## YOUR INSTRUCTIONS
Don't include pictures. Quote the lines below from the first through the line that contains "(cl4) at (365,409)".
● ● ● ● ● ● ●
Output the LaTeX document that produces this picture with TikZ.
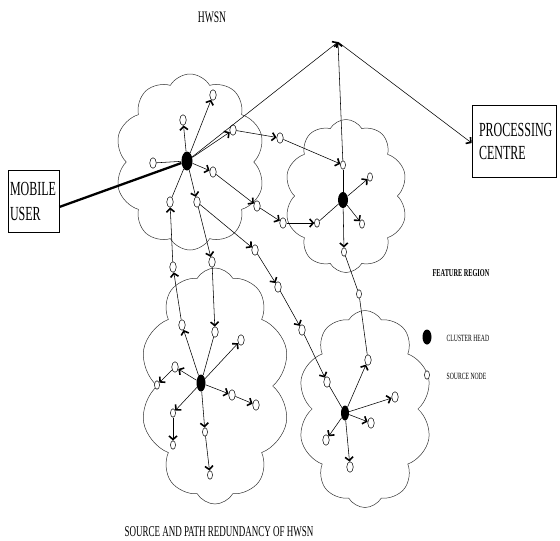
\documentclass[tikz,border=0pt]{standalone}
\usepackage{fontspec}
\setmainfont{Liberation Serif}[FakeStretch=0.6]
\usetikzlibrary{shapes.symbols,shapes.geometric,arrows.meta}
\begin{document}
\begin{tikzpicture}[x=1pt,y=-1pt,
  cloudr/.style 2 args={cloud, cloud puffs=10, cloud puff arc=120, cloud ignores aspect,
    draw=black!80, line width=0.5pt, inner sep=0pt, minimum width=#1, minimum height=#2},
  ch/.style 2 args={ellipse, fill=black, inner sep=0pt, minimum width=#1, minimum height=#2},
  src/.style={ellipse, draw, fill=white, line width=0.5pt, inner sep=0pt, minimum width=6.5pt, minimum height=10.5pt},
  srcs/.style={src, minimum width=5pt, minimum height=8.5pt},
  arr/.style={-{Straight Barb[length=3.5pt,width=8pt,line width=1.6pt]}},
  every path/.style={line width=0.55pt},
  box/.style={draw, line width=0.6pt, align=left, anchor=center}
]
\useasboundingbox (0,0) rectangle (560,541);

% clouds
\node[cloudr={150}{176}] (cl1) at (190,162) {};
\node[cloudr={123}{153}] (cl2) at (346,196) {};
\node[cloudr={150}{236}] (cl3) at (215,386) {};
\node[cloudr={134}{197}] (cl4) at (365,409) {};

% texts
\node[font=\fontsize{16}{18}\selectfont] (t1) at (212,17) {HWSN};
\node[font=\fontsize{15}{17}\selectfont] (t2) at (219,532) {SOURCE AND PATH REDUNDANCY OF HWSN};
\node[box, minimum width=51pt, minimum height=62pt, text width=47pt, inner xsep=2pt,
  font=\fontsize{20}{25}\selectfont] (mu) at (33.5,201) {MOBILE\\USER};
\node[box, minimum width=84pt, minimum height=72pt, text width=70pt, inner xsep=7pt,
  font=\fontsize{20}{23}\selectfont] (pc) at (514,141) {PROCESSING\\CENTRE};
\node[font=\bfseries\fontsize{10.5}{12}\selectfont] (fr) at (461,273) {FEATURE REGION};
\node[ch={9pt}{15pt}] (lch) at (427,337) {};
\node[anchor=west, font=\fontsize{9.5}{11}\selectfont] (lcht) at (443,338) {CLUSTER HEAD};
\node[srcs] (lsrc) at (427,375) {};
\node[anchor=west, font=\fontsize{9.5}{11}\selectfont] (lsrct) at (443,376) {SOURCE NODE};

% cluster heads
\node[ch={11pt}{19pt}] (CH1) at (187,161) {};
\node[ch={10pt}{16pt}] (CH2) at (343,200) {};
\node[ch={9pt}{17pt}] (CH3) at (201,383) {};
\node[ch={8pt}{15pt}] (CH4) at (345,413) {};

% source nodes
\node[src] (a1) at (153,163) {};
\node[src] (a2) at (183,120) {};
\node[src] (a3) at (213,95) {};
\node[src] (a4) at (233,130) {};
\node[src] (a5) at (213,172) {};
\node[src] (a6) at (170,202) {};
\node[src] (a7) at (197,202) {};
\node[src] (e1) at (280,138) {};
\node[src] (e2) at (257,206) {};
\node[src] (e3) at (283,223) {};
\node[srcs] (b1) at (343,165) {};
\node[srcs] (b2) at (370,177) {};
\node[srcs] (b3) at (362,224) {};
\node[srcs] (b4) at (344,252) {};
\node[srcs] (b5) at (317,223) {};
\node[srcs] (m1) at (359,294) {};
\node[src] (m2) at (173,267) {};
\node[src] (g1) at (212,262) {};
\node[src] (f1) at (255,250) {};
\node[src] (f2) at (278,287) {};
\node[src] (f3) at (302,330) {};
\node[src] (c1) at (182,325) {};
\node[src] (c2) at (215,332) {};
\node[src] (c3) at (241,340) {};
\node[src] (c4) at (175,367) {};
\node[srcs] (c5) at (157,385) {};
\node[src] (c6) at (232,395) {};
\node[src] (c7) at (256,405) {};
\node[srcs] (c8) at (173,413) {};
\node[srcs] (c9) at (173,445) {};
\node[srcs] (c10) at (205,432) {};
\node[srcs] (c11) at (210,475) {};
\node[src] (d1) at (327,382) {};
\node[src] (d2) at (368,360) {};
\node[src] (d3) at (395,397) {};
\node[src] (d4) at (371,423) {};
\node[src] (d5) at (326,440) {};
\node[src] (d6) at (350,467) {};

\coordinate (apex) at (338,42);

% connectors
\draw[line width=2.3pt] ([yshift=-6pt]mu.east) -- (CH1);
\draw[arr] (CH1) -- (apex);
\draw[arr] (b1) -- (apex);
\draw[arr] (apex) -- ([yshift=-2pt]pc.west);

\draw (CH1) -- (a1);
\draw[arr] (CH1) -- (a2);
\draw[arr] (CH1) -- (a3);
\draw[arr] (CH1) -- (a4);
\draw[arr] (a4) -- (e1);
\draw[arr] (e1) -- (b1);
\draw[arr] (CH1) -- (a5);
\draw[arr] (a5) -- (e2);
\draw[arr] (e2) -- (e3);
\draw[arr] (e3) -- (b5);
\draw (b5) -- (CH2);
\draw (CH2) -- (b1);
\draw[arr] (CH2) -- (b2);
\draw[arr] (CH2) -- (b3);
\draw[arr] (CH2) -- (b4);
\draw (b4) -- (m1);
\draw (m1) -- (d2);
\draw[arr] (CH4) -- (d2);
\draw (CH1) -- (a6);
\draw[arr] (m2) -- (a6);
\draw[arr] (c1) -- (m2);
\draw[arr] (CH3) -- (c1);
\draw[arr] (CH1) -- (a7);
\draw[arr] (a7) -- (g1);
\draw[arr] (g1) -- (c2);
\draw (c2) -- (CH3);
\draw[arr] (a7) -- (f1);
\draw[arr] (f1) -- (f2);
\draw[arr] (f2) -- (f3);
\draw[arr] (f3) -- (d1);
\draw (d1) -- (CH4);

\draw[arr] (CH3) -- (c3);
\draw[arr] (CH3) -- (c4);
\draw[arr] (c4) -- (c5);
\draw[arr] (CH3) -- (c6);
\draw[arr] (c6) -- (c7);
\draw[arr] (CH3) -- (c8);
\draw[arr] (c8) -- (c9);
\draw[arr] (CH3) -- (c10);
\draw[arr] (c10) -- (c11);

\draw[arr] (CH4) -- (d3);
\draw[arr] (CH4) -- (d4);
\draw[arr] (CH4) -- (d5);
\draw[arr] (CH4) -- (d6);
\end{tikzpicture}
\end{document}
● ● ● ● ● ● ●
## TASK RESPONSE
Output the LaTeX document that produces this picture with TikZ.
\documentclass[tikz,border=0pt]{standalone}
\usepackage{fontspec}
\setmainfont{Liberation Serif}[FakeStretch=0.6]
\usetikzlibrary{shapes.symbols,shapes.geometric,arrows.meta}
\begin{document}
\begin{tikzpicture}[x=1pt,y=-1pt,
  cloudr/.style 2 args={cloud, cloud puffs=10, cloud puff arc=120, cloud ignores aspect,
    draw=black!80, line width=0.5pt, inner sep=0pt, minimum width=#1, minimum height=#2},
  ch/.style 2 args={ellipse, fill=black, inner sep=0pt, minimum width=#1, minimum height=#2},
  src/.style={ellipse, draw, fill=white, line width=0.5pt, inner sep=0pt, minimum width=6.5pt, minimum height=10.5pt},
  srcs/.style={src, minimum width=5pt, minimum height=8.5pt},
  arr/.style={-{Straight Barb[length=3.5pt,width=8pt,line width=1.6pt]}},
  every path/.style={line width=0.55pt},
  box/.style={draw, line width=0.6pt, align=left, anchor=center}
]
\useasboundingbox (0,0) rectangle (560,541);

% clouds
\node[cloudr={150}{176}] (cl1) at (190,162) {};
\node[cloudr={123}{153}] (cl2) at (346,196) {};
\node[cloudr={150}{236}] (cl3) at (215,386) {};
\node[cloudr={134}{197}] (cl4) at (365,409) {};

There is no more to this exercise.